Z relacji wynika również, że Polakom często zarzuca się brak kultury osobistej, co rzutuje na nasz wizerunek w oczach obcokrajowców. Przez wiele lat naszym znakiem rozpoznawczym były skarpetki do sandałów – trend, który mimo upływu czasu wciąż się zdarza i stał się popularnym tematem memów. Jeden z internetowych wpisów świetnie to obrazuje:

"W kolejce do atrakcji turystycznej stał mężczyzna, który blokował miejsce dla kilku osób, które dołączyły do niego, dopiero gdy do kasy było już blisko. Inni turyści nie byli zadowoleni z tej sytuacji. Mężczyzna ten miał w ręce torbę z logo Biedronki. Z tego powodu wynikło przypuszczenie, że jest Polakiem. Oprócz tego na nogach miał skarpetki do sandałów, a na sobie koszulkę z dużym logo popularnej marki odzieżowej".

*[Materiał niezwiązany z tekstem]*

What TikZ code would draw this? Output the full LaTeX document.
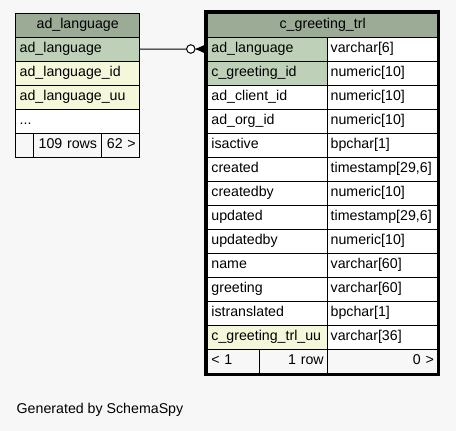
\documentclass[tikz,border=0pt]{standalone}
\usepackage{fontspec}
\setmainfont{Liberation Sans}
\usetikzlibrary{calc}
\definecolor{bgc}{HTML}{F7F7F7}
\definecolor{hdr}{HTML}{9BAB96}
\definecolor{pkc}{HTML}{BED1B8}
\definecolor{idx}{HTML}{F4F7DA}
\tikzset{
  cell/.style={draw=black, line width=0.8pt, anchor=north west, inner xsep=4pt, inner ysep=0pt,
    minimum height=24pt, text height=10.3pt, text depth=3pt, fill=white},
  lcell/.style={cell, align=left},
  rcell/.style={cell, align=right},
  ccell/.style={cell, align=center, fill=hdr},
}
\begin{document}
\begin{tikzpicture}[x=1pt,y=-1pt,font=\fontsize{14.2}{16}\selectfont]
\fill[bgc] (0,0) rectangle (456,431);
\useasboundingbox (0,0) rectangle (456,431);
% left table
\node[ccell, text width=116pt] (lh) at (15.3,12.7) {ad\_language};
\node[lcell, text width=116pt, fill=pkc] (l1) at (15.3,36.7) {ad\_language};
\node[lcell, text width=116pt, fill=idx] (l2) at (15.3,60.7) {ad\_language\_id};
\node[lcell, text width=116pt, fill=idx] (l3) at (15.3,84.7) {ad\_language\_uu};
\node[lcell, text width=116pt] (l4) at (15.3,108.7) {...};
\node[lcell, text width=10pt, fill=bgc] (lf1) at (15.3,132.7) {};
\node[rcell, text width=59.4pt, fill=bgc] (lf2) at (33.3,132.7) {109 rows};
\node[rcell, text width=30.6pt, fill=bgc] (lf3) at (100.7,132.7) {62 >};
% right table
\node[ccell, text width=222.5pt] (rh) at (207,12.7) {c\_greeting\_trl};
\foreach \n/\t/\f [count=\i] in {
  ad\_language/varchar[6]/pkc,
  c\_greeting\_id/numeric[10]/pkc,
  ad\_client\_id/numeric[10]/white,
  ad\_org\_id/numeric[10]/white,
  isactive/bpchar[1]/white,
  created/timestamp[29{,}6]/white,
  createdby/numeric[10]/white,
  updated/timestamp[29{,}6]/white,
  updatedby/numeric[10]/white,
  name/varchar[60]/white,
  greeting/varchar[60]/white,
  istranslated/bpchar[1]/white,
  c\_greeting\_trl\_uu/varchar[36]/idx}{
  \node[lcell, text width=112.3pt, fill=\f] (rn\i) at (207,12.7+24*\i) {\n};
  \node[lcell, inner xsep=3pt, text width=104.2pt] (rt\i) at (327.3,12.7+24*\i) {\t};
}
\node[lcell, text width=44pt, fill=bgc] (rf1) at (207,348.7) {< 1};
\node[rcell, text width=60.3pt, fill=bgc] (rf2) at (259,348.7) {1 row};
\node[rcell, text width=102.2pt, fill=bgc] (rf3) at (327.3,348.7) {0 >};
\draw[line width=3pt] (205.6,11.3) rectangle (438.9,374.1);
% connector
\node[draw, circle, fill=white, line width=1pt, minimum size=8.5pt, inner sep=0pt] (oc) at (190.8,49) {};
\coordinate (cf) at (195.5,49);
\draw[line width=1pt] (l1.east) -- (oc.west);
\fill[line join=round] (cf) -- ($(rn1.west)+(-0.5,-5)$) -- ($(rn1.west)+(-0.5,5)$) -- cycle;
\draw[line width=1pt] (oc.east) -- (rn1.west);
% footer text
\node[anchor=west, inner sep=0pt] (gen) at (16.5,410) {Generated by SchemaSpy};
\end{tikzpicture}
\end{document}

Wielu Polaków uwielbia kawę z dodatkiem mleka, jak latte czy cappuccino. Pojawiają się również opinie, że niektórzy preferują już nawet "mlekokawę" zamiast kawy z mlekiem. Pewna para, podczas pobytu we Włoszech, zamówiła dwa latte w godzinach popołudniowych, nie wiedząc, że w tym kraju picie kawy z mlekiem w ciągu dnia jest uważane za faux pas. Kelner skomentował ich wybór dość jednoznacznie.

"Kiedy poprosiliśmy o nasze latte, kelner spojrzał na nas dziwnie. Zapytałem, czy coś jest nie tak. Odpowiedział, że we Włoszech kawę z mlekiem pije się tylko rano. Moja partnerka wyjaśniła, że w naszym kraju pijemy kawę, kiedy mamy ochotę, niezależnie od pory dnia. Kelner zapytał, skąd pochodzimy. Gdy usłyszał, że z Polski, odpowiedział tylko: "To wszystko tłumaczy" Spojrzałem zaskoczony, ale nie dopytywałem, co dokładnie miał na myśli" – relacjonuje Kuba na forum społecznościowym.

Tomek podzielił się z innymi użytkownikami szczegółami swojej przygody z miejscowym sprzedawcą na Majorce.

"Byłem na Majorce z żoną i szukałem pamiątek dla dzieci w jednym ze sklepów. Sprzedawca zagadywał mnie po hiszpańsku, pokazując różne towary. Nie miałem ochoty na rozmowy, a ostatecznie nic mi się nie spodobało. Gdy wychodziłem, usłyszałem, jak mruczy on pod nosem: "Ale gbur, widać, że jest z Polski". Roześmiałem się tylko" – pisze Tomek.

Nie wszystkie historie są jednak negatywne. Michał, który kilka lat temu odwiedził Ateny, wspomina jedną ze swoich przygód z uśmiechem.

"Byłem w Atenach z rodziną. W windzie w metrze przytrzymałem drzwi mężczyźnie z żoną i dzieckiem. Zapytał po angielsku, skąd pochodzę. Odpowiedziałem, że z Polski. Uśmiechnął się szeroko i powiedział: "Dzień dobry, jak się masz! Kocham Polska!" Potem zaczął śpiewać "Chwała na wysokości, chwała na wysokości!". Okazało się, że był wychowankiem polskich misjonarzy i zaszczepili mu oni miłość do Polski. Powiedział, że gdyby miał kiedyś wybrać inne miejsce do życia, byłaby to właśnie Polska" – brzmi treść jego wpisu.